You’re never going to look back, excited about the mornings you slept in.
It will never be the half-way, B- for effort fishing that you’ll remember. It will always be the mornings when the coffee couldn’t come soon enough. The times when you had to wait and watch the minutes tick by before you could make that first legal cast. All the uncomfortable nights in reclined seats and makeshift campsites. It is the times that you worked for it, that you went for it, that you felt like you earned it.
Those times are the times that will come up first as you remember last season. The moments you still talk about years and decades from now.
Are there pragmatic benefits? Absolutely. Pressured waters fish much better for those who get to the coveted runs first. More hours on the river translate into more opportunities. Hiking further and deeper puts you places others won’t or can’t go. Again: you’ll be happy you fished with a bit more of an intense edge.
But there is more to it than that.
You are there to see the sunrise. You are present when few others are, even on the major highways. You are audience to countless birds and rodents and other creatures that are never seen because of their active hours or remote haunts. You get to be in quiet places; lonely places; breathtaking places.
Working for these fish pays off as goals, set by no one but yourself, are fulfilled in relative anonymity. The highs are objectively questionable, and the lows are potentially dubious. But there is a present pleasure that is incalculable.
The fall into bed, trunk filled with disheveled gear, been up for too many hours feeling is a miserable joy that not everyone has experienced. It stays with you, extending your fishing trip from the interval between first and last cast to the toll it takes on wallet, body, and mind.
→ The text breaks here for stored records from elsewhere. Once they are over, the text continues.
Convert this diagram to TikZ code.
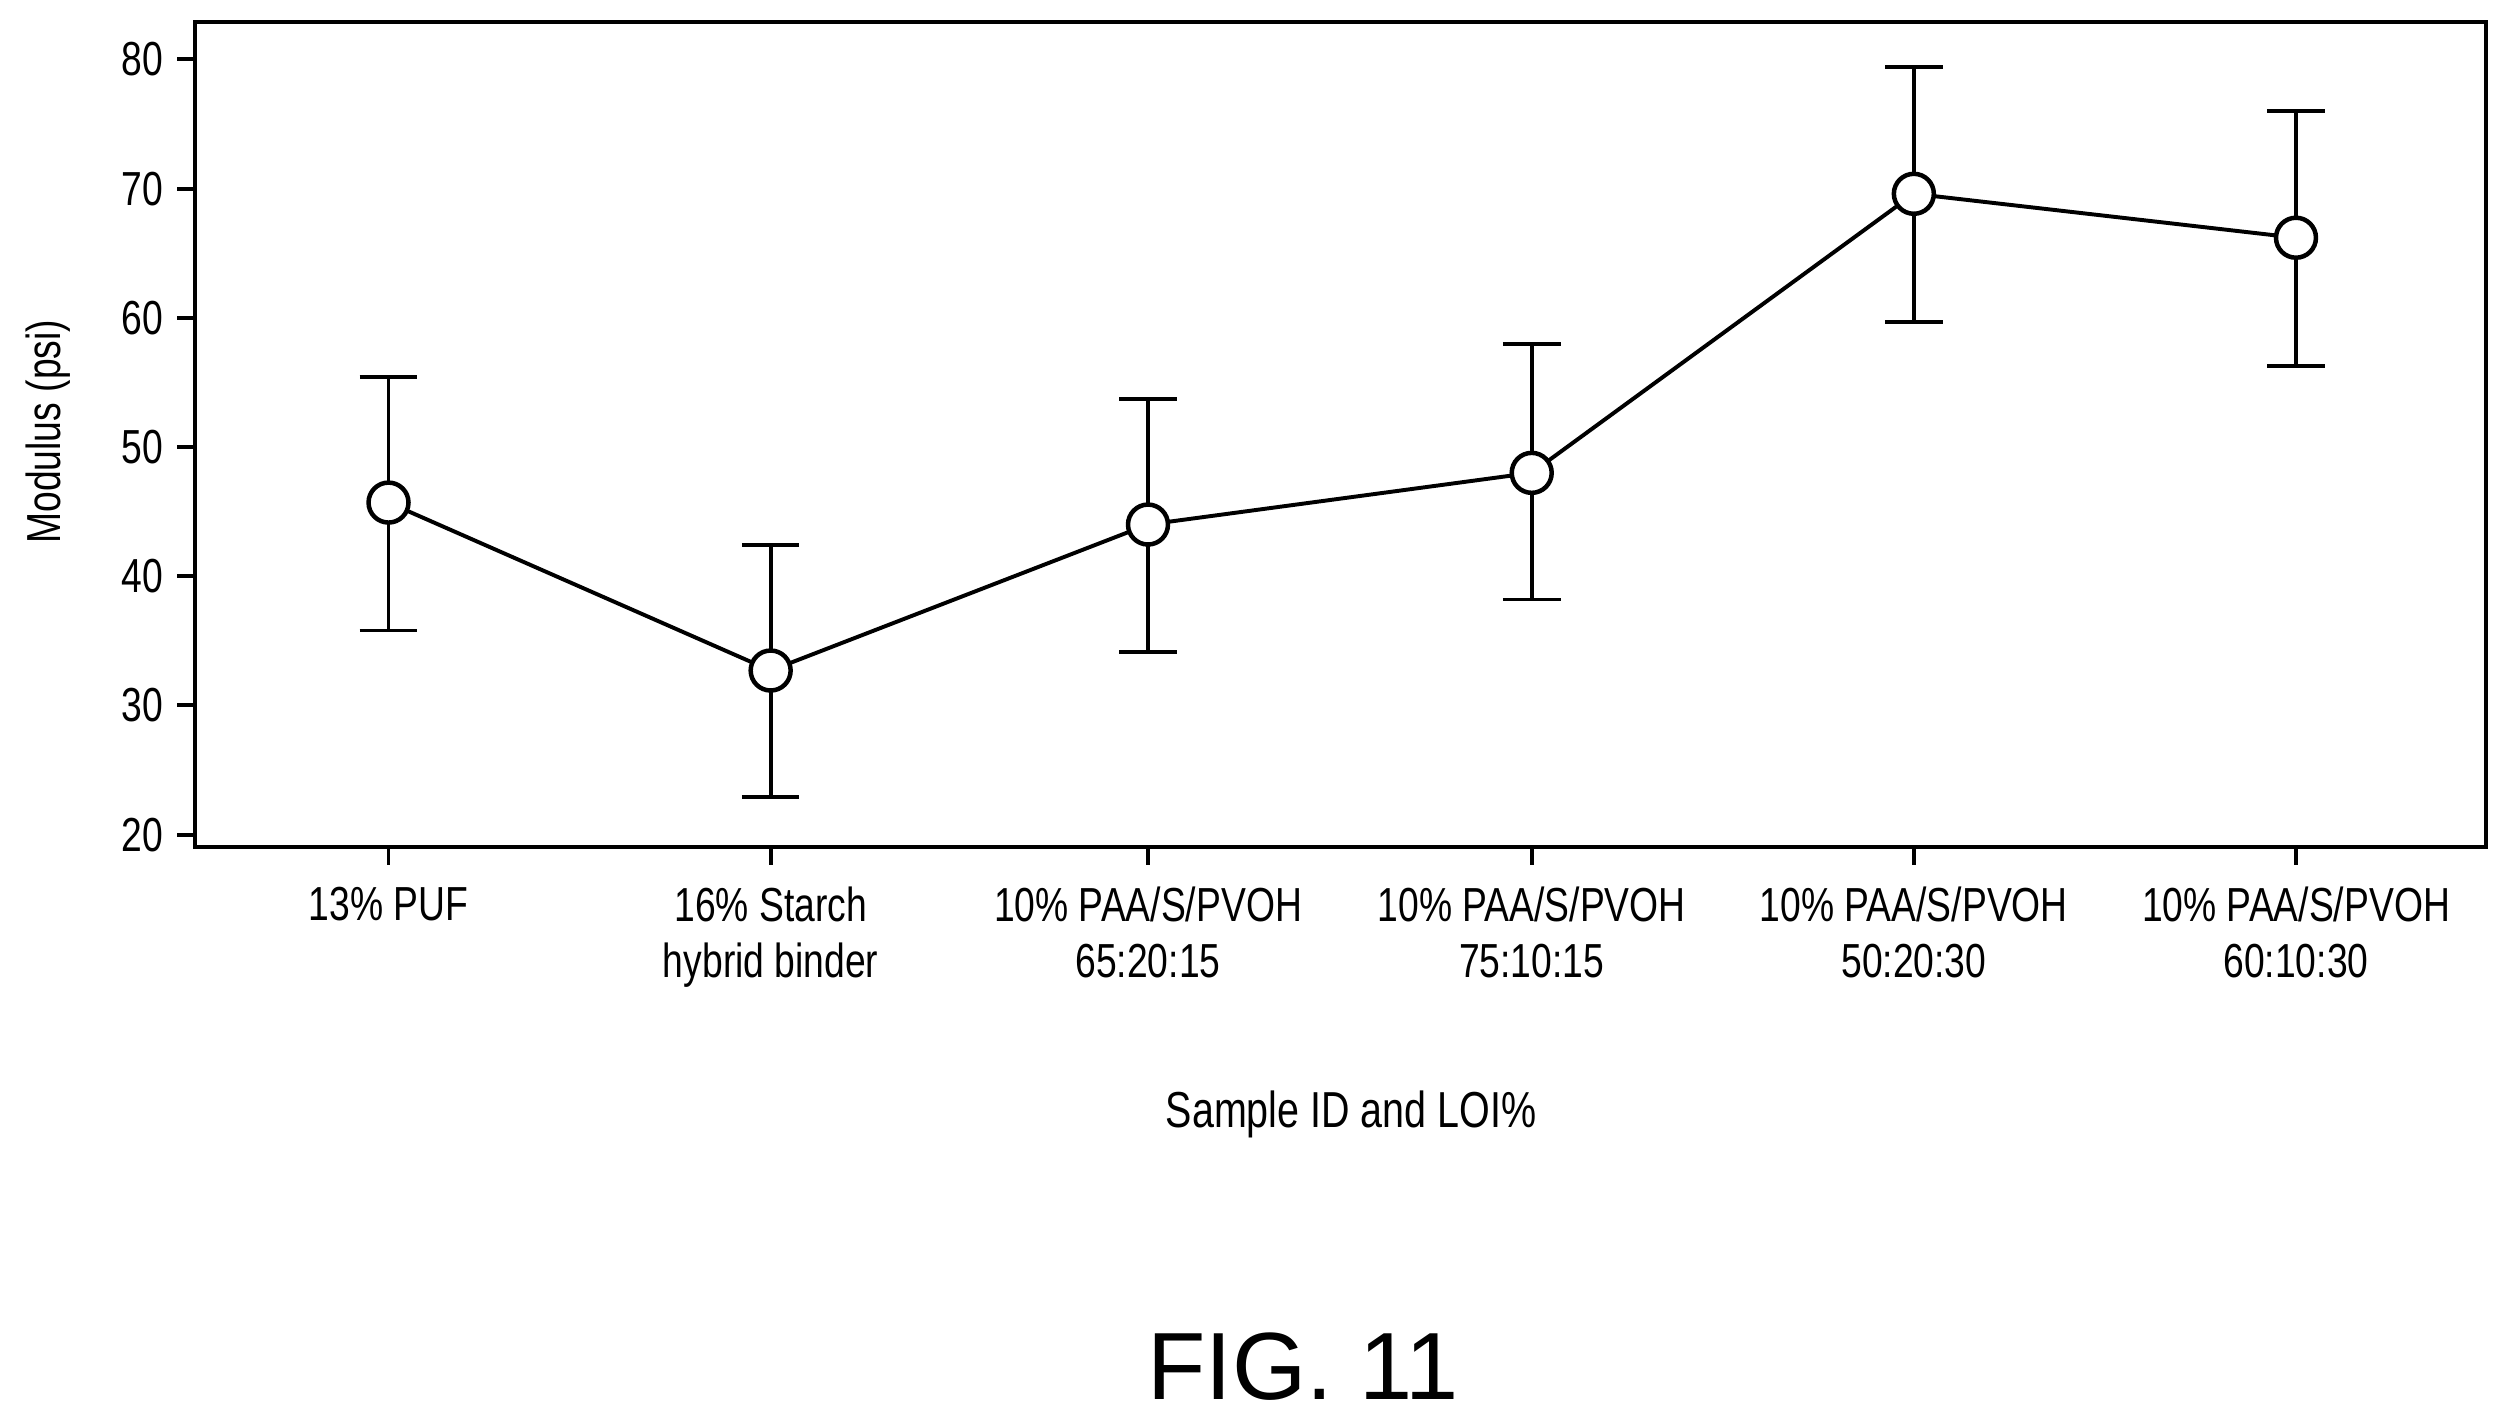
\documentclass[tikz,border=0pt]{standalone}
\usepackage{fontspec}
\setmainfont{Liberation Sans}[FakeStretch=0.78]
\newfontfamily\figfont{Liberation Sans}
\usetikzlibrary{positioning}
\tikzset{pt node/.style={circle,draw,line width=1.6pt,fill=white,minimum size=0.5cm,inner sep=0pt},
tick label/.style={font=\fontsize{17}{19}\selectfont,anchor=east},
cat label/.style={font=\fontsize{17}{20}\selectfont,align=center,anchor=north}}
\begin{document}
\begin{tikzpicture}[line width=1.4pt]
\useasboundingbox (0,0) rectangle (31.36,17.8);
\draw (2.44,7.2) rectangle (31.1,17.52);
\foreach \v in {20,30,...,80}{
\draw (2.44,{7.36+(\v-20)*0.1616}) -- ++(-0.22,0);
\node[tick label] at (2.18,{7.36+(\v-20)*0.1616}) {\v};
}
\node[rotate=90,font=\fontsize{17}{19}\selectfont] (ytitle) at (0.6,12.4) {Modulus (psi)};
% error bars and points
\foreach \x/\m/\hi/\lo/\n in {4.86/45.7/55.4/35.8/a,9.64/32.7/42.4/22.9/b,14.36/44/53.7/34.1/c,19.16/48/58/38.2/d,23.94/69.6/79.4/59.7/e,28.72/66.2/76/56.3/f}{
\draw (\x,{7.36+(\lo-20)*0.1616}) -- (\x,{7.36+(\hi-20)*0.1616});
\draw (\x-0.36,{7.36+(\lo-20)*0.1616}) -- (\x+0.36,{7.36+(\lo-20)*0.1616});
\draw (\x-0.36,{7.36+(\hi-20)*0.1616}) -- (\x+0.36,{7.36+(\hi-20)*0.1616});
\draw (\x,7.2) -- ++(0,-0.22);
\coordinate (\n) at (\x,{7.36+(\m-20)*0.1616});
}
\draw (a) -- (b) -- (c) -- (d) -- (e) -- (f);
\foreach \n in {a,b,c,d,e,f}{\node[pt node] (p\n) at (\n) {};}
\node[cat label] (la) at (4.86,6.85) {13\% PUF};
\node[cat label] (lb) at (9.64,6.85) {16\% Starch\\hybrid binder};
\node[cat label] (lc) at (14.36,6.85) {10\% PAA/S/PVOH\\65:20:15};
\node[cat label] (ld) at (19.16,6.85) {10\% PAA/S/PVOH\\75:10:15};
\node[cat label] (le) at (23.94,6.85) {10\% PAA/S/PVOH\\50:20:30};
\node[cat label] (lf) at (28.72,6.85) {10\% PAA/S/PVOH\\60:10:30};
\node[font=\fontsize{18}{20}\selectfont] (xtitle) at (16.9,3.86) {Sample ID and LOI\%};
\node[font=\figfont\fontsize{34}{38}\selectfont] (fig) at (16.3,0.7) {FIG. 11};
\end{tikzpicture}
\end{document}
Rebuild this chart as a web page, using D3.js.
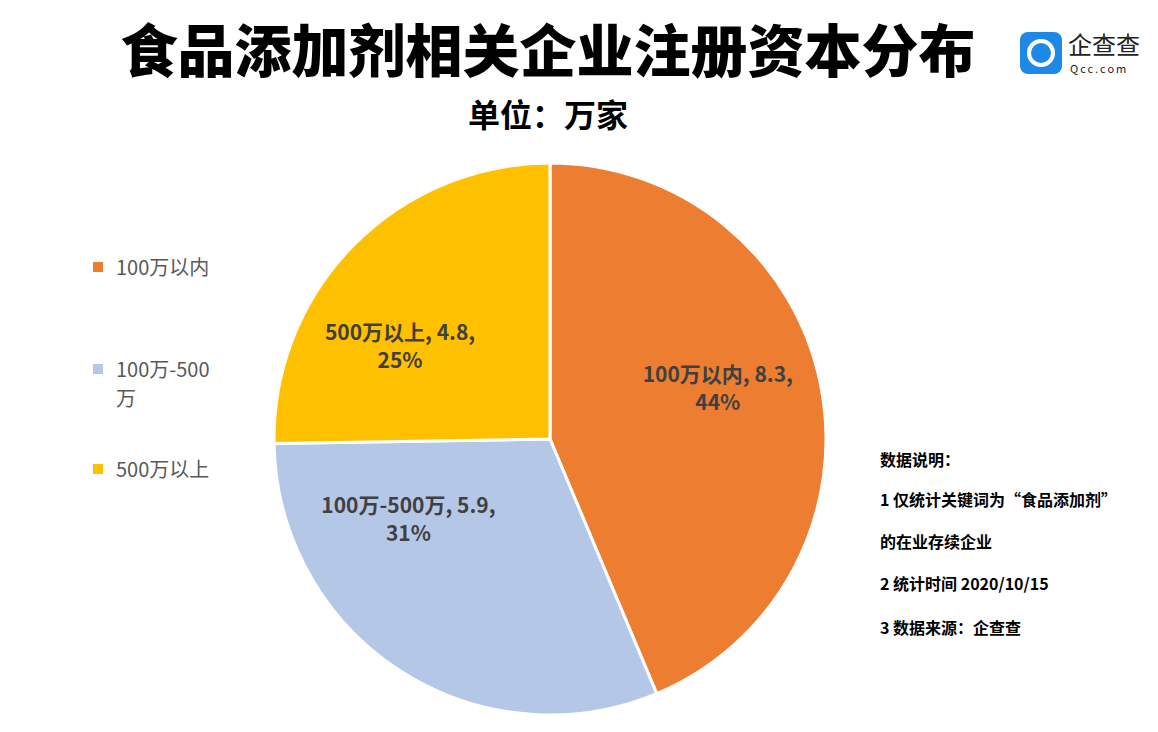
<!DOCTYPE html><html><head><meta charset="utf-8"><script src="https://cdn.jsdelivr.net/npm/d3@7"></script>
<style>body{margin:0;background:#fff}</style></head><body><svg id="c" width="1158" height="732"></svg>
<script>
const categories=["100万以内","100万-500万","500万以上"];
const values=[8.3,5.9,4.8];
const percents=["44%","31%","25%"];
const colors=["#ED7D31","#B4C7E7","#FFC000"];
const notes=["数据说明：","1 仅统计关键词为“食品添加剂”","的在业存续企业","2 统计时间 2020/10/15","3 数据来源：企查查"];
const svg=d3.select("#c");
const F="'Noto Sans CJK SC','Noto Sans',sans-serif";
svg.append("text").attr("x",548).attr("y",72).attr("text-anchor","middle").attr("font-family",F).attr("font-weight",900).attr("font-size",57).attr("fill","#000").text("食品添加剂相关企业注册资本分布");
svg.append("text").attr("x",548).attr("y",127).attr("text-anchor","middle").attr("font-family",F).attr("font-weight",700).attr("font-size",32).attr("fill","#000").text("单位：万家");
const lg=svg.append("g").attr("transform","translate(1020,32)");
lg.append("rect").attr("width",42).attr("height",42).attr("rx",8).attr("fill","#1E88E5");
lg.append("circle").attr("cx",21).attr("cy",21).attr("r",12).attr("fill","none").attr("stroke","#fff").attr("stroke-width",4);
lg.append("text").attr("x",48).attr("y",22).attr("font-family",F).attr("font-size",24).attr("fill","#222").text("企查查");
lg.append("text").attr("x",50).attr("y",41).attr("font-family",F).attr("font-size",11).attr("letter-spacing",2).attr("fill","#222").text("Qcc.com");
const cx=550,cy=439,R=276;
const pie=d3.pie().sort(null).value(d=>d)(values);
const arc=d3.arc().innerRadius(0).outerRadius(R);
const g=svg.append("g").attr("transform",`translate(${cx},${cy})`);
g.selectAll("path").data(pie).join("path").attr("d",arc).attr("fill",(d,i)=>colors[i]).attr("stroke","#fff").attr("stroke-width",3);
const lab=d3.arc().innerRadius(R*0.62).outerRadius(R*0.62);
const offs=[[0,-17],[-48,-63],[-28,27]];
pie.forEach((d,i)=>{const [x0,y0]=lab.centroid(d);const x=x0+offs[i][0],y=y0+offs[i][1];
 const t=g.append("text").attr("text-anchor","middle").attr("font-family",F).attr("font-weight",700).attr("font-size",21).attr("fill","#404040");
 t.append("tspan").attr("x",x).attr("y",y-6).text(`${categories[i]}, ${values[i]},`);
 t.append("tspan").attr("x",x).attr("y",y+22).text(percents[i]);});
const ly=[268,370,470];
categories.forEach((c,i)=>{
 svg.append("rect").attr("x",93).attr("y",ly[i]-6).attr("width",10).attr("height",10).attr("fill",colors[i]);
 const t=svg.append("text").attr("font-family",F).attr("font-size",20).attr("fill","#595959");
 if(i==1){t.append("tspan").attr("x",116).attr("y",ly[i]+7).text("100万-500");t.append("tspan").attr("x",116).attr("y",ly[i]+36).text("万");}
 else t.append("tspan").attr("x",116).attr("y",ly[i]+7).text(c);});
const ny=[466,506,548,590,634];
notes.forEach((n,i)=>svg.append("text").attr("x",880).attr("y",ny[i]).attr("font-family",F).attr("font-weight",700).attr("font-size",16).attr("fill","#000").text(n));
</script></body></html>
If shared with others, there is a camaraderie that isn’t quite band-of-brothers caliber but still exceeds anything proffered by team building exercises by far.
It all boils down to the equation that values the chase as much or more than the catch. The fish matter, but the other stuff spinning around in the periphery is what lifts the fish themselves to the level that they achieve. The far afield trout is on a pedestal whereas the convenient lunker barely warrants mention. Where there is no angling pain there is very little narrative gain. Even if the only audience is your personal, internal rewinding and revisiting of the story, there is a renown realized because of the holistic pursuit.
Boiled down, the time you put into fly fishing is an investment worth storing. Bottled up, the distilled and aged days or seasons pursuing fish will satisfy and intoxicate for years and decades to come. A bit longer, a bit earlier, a bit more challenge provides the depth of character that can separate your experience out from the rest.